Global and regional axial ocean angular momentum signals and length-of-day variations (1985-1996)

Changes in ocean angular momentum nl about the polar axis are related to fluctuations in zonal currents (relative component M-r) and latitudinal shifts in mass (planetary component M-Omega). Output from a 10 ocean model is used to calculate global M-r, M-Omega, and M time series at 5 day intervals for the period January 1985 to April 1996. The annual cycle in M-r, M-Omega, and M is larger than the semiannual cycle, and M-Omega amplitudes are nearly twice those of M-r. Year-to-year modulation of the seasonal cycle is present, but interannual variability is weak. The spectrum of M is red (background slope between omega(-1) and omega(-2)) at subseasonal periods, implying a white or blue spectrum for the external torque on the ocean. Comparisons with previous studies indicate the importance of direct atmospheric forcing in inducing subseasonal M signals, relative to instabilities and other internal sources of rapid oceanic signals. Regional angular momentum estimates show that seasonal variability tends to be larger at low latitudes, but many local maxima exist because of the spatial structure of zonal current and mass variability.
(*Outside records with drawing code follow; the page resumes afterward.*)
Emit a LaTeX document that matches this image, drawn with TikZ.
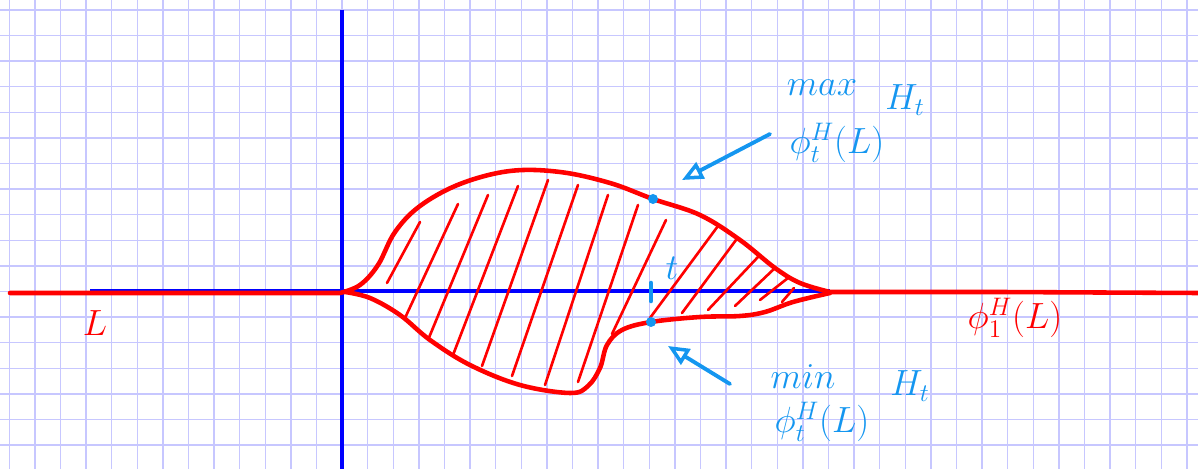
\documentclass[tikz,border=0pt]{standalone}
\usepackage{amsmath,amssymb}
\usepackage{tikz}
\usetikzlibrary{arrows.meta}
\usepackage{xcolor}
\definecolor{penblue}{RGB}{20,150,240}

\begin{document}
\begin{tikzpicture}[x=0.02cm,y=-0.02cm,
        gridline/.style={blue!22,line width=0.8pt},
        axis/.style={blue,line width=2.2pt},
        pen/.style={red,line width=2.6pt,line cap=round,line join=round},
        hatch/.style={red,line width=1.5pt,line cap=round},
        dot/.style={circle,fill=penblue,inner sep=0pt,minimum size=0.2cm},
        pointer/.style={penblue,line width=2.2pt,line cap=round,
            -{Triangle[open,length=0.42cm,width=0.36cm,line width=2pt]}},
        bluetext/.style={penblue,font=\fontsize{21}{24}\selectfont,inner sep=1pt},
        redtext/.style={red,font=\fontsize{21}{24}\selectfont,inner sep=1pt}]
        \useasboundingbox (0,0) rectangle (1198,469);
        % squared paper
        \foreach \i in {0,...,46}
            \draw[gridline] ({9.3+25.6*\i},0) -- ({9.3+25.6*\i},469);
        \foreach \j in {0,...,18}
            \draw[gridline] (0,{10+25.6*\j}) -- (1198,{10+25.6*\j});
        % axes
        \draw[axis] (342,10) -- (342,469);
        \draw[axis] (90,291) -- (830,291);
        % the Lagrangian and its image
        \draw[pen] (10,293) -- (340,293)
            plot[smooth,tension=0.6] coordinates {(340,293) (360,285) (378,265) (395,232) (420,206)
                (460,184) (510,171) (560,172) (610,183) (653,199) (700,215) (740,240)
                (775,268) (800,283) (830,292)}
            -- (1000,292) -- (1198,293);
        \draw[pen] plot[smooth,tension=0.6] coordinates {(345,292) (370,298) (400,315) (430,340)
                (470,365) (520,385) (570,393) (588,386) (600,368) (607,345) (622,330)
                (651,322) (700,317) (740,316) (765,312) (793,302) (830,293)};
        % hatching
        \draw[hatch] (387,283) -- (420,222);
        \draw[hatch] (405,318) -- (458,204);
        \draw[hatch] (428,340) -- (488,195);
        \draw[hatch] (453,355) -- (518,186);
        \draw[hatch] (482,366) -- (548,180);
        \draw[hatch] (512,376) -- (578,185);
        \draw[hatch] (545,385) -- (608,195);
        \draw[hatch] (578,382) -- (638,205);
        \draw[hatch] (612,334) -- (666,220);
        \draw[hatch] (650,318) -- (718,226);
        \draw[hatch] (682,313) -- (736,240);
        \draw[hatch] (708,310) -- (758,257);
        \draw[hatch] (735,306) -- (775,268);
        \draw[hatch] (760,300) -- (788,278);
        \draw[hatch] (782,302) -- (794,288);
        % max and min
        \node[dot] (top) at (653,199) {};
        \node[dot] (bottom) at (651,322) {};
        \coordinate (tick1) at (651,283);
        \coordinate (tick2) at (651,301);
        \draw[penblue,line width=2.6pt,line cap=round] (tick1) -- (tick2);
        \node[penblue,font=\fontsize{20}{24}\selectfont] (tlabel) at (672,268) {$t$};
        \coordinate (from1) at (770,134);
        \coordinate (to1) at (682,180);
        \draw[pointer] (from1) -- (to1);
        \coordinate (from2) at (730,384);
        \coordinate (to2) at (668,346);
        \draw[pointer] (from2) -- (to2);
        \node[bluetext] (maxlabel) at (822,88) {$max$};
        \node[bluetext] (hupper) at (905,100) {$H_t$};
        \node[bluetext] (phiupper) at (837,143) {$\phi_t^H(L)$};
        \node[bluetext] (minlabel) at (803,377) {$min$};
        \node[bluetext] (hlower) at (910,386) {$H_t$};
        \node[bluetext] (philower) at (822,422) {$\phi_t^H(L)$};
        \node[redtext] (llabel) at (95,323) {$L$};
        \node[redtext] (phione) at (1015,318) {$\phi_1^H(L)$};
\end{tikzpicture}
\end{document}
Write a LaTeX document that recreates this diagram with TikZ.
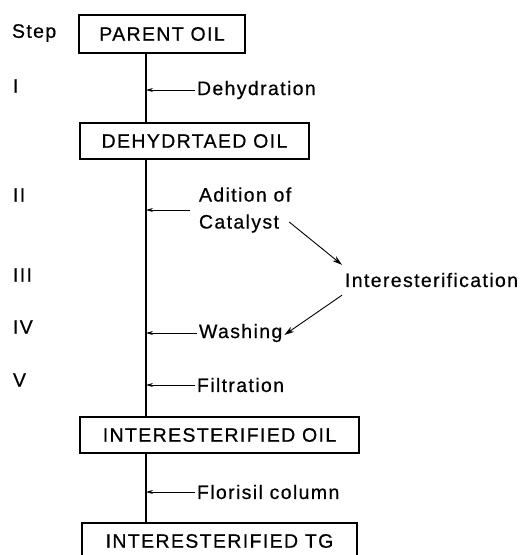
\documentclass[tikz,border=0pt]{standalone}
\usepackage{fontspec}
\setmainfont{Liberation Sans}[LetterSpace=7, FakeBold=0.6]
\usetikzlibrary{arrows.meta}

\begin{document}
\begin{tikzpicture}[x=1pt, y=-1pt, line width=1.1pt,
  every node/.style={font=\fontsize{19.5}{27}\selectfont, inner sep=0pt, outer sep=0pt},
  box/.style={draw, minimum height=36pt},
  lbl/.style={anchor=west},
  feed/.style={-{Stealth[length=7pt,width=4pt]}, line width=0.8pt},
  link/.style={-{Stealth[length=10pt,width=6pt]}, line width=0.9pt}]
\useasboundingbox (0,0) rectangle (520,555);
\clip (0,0) rectangle (520,555);

\node[box, minimum width=166pt, minimum height=38pt] (parent) at (162,34) {PARENT OIL};
\node[box, minimum width=229pt] (dehyd) at (194.5,141) {DEHYDRTAED OIL};
\node[box, minimum width=279pt] (iesoil) at (219.5,435) {INTERESTERIFIED OIL};
\node[box, minimum width=275pt] (iestg) at (219.5,541) {INTERESTERIFIED TG};

\node[lbl] (step) at (12,33) {Step};
\node[lbl] (s1) at (13,86) {I};
\node[lbl] (s2) at (13,195) {II};
\node[lbl] (s3) at (13,275) {III};
\node[lbl] (s4) at (13,327) {IV};
\node[lbl] (s5) at (13,380) {V};

\node[lbl] (dehydration) at (197,90) {Dehydration};
\node[lbl, align=left] (catalyst) at (199,210) {Adition of\\Catalyst};
\node[lbl] (inter) at (345,280) {Interesterification};
\node[lbl] (washing) at (199,333) {Washing};
\node[lbl] (filtration) at (197,385) {Filtration};
\node[lbl] (florisil) at (197,492) {Florisil column};

\coordinate (trunk) at (146,0);
\draw (parent.south -| trunk) -- (dehyd.north -| trunk);
\draw (dehyd.south -| trunk) -- (iesoil.north -| trunk);
\draw (iesoil.south -| trunk) -- (iestg.north -| trunk);

\draw[feed] ([xshift=-2pt]dehydration.west) -- (trunk |- dehydration.west);
\draw[feed] ([xshift=-9pt]catalyst.west) -- (trunk |- catalyst.west);
\draw[feed] ([xshift=-2pt]washing.west) -- (trunk |- washing.west);
\draw[feed] ([xshift=-2pt]filtration.west) -- (trunk |- filtration.west);
\draw[feed] ([xshift=-2pt]florisil.west) -- (trunk |- florisil.west);

\draw[link] ([xshift=-2pt,yshift=-12pt]catalyst.east) -- ([xshift=-3pt,yshift=8pt]inter.north west);
\draw[link] ([xshift=-3pt,yshift=-8pt]inter.south west) -- ([xshift=2pt,yshift=-2pt]washing.east);
\end{tikzpicture}
\end{document}
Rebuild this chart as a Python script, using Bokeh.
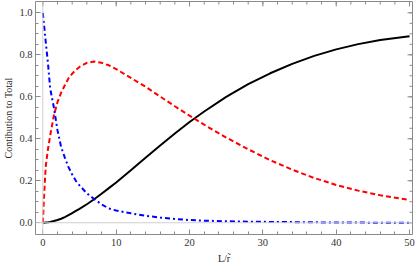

At seasonal timescales, latitudes similar to 20 degrees S-10 degrees N contribute substantial variability to M-Omega, while signals in M-r can be traced to Antarctic Circumpolar Current transports and associated circulation. Variability in M is found to be small when compared with similar time series for the atmosphere and the solid Earth, but ocean signals are significantly coherent with atmosphere-solid Earth residuals, implying a measurable oceanic impact on length-of-day variations.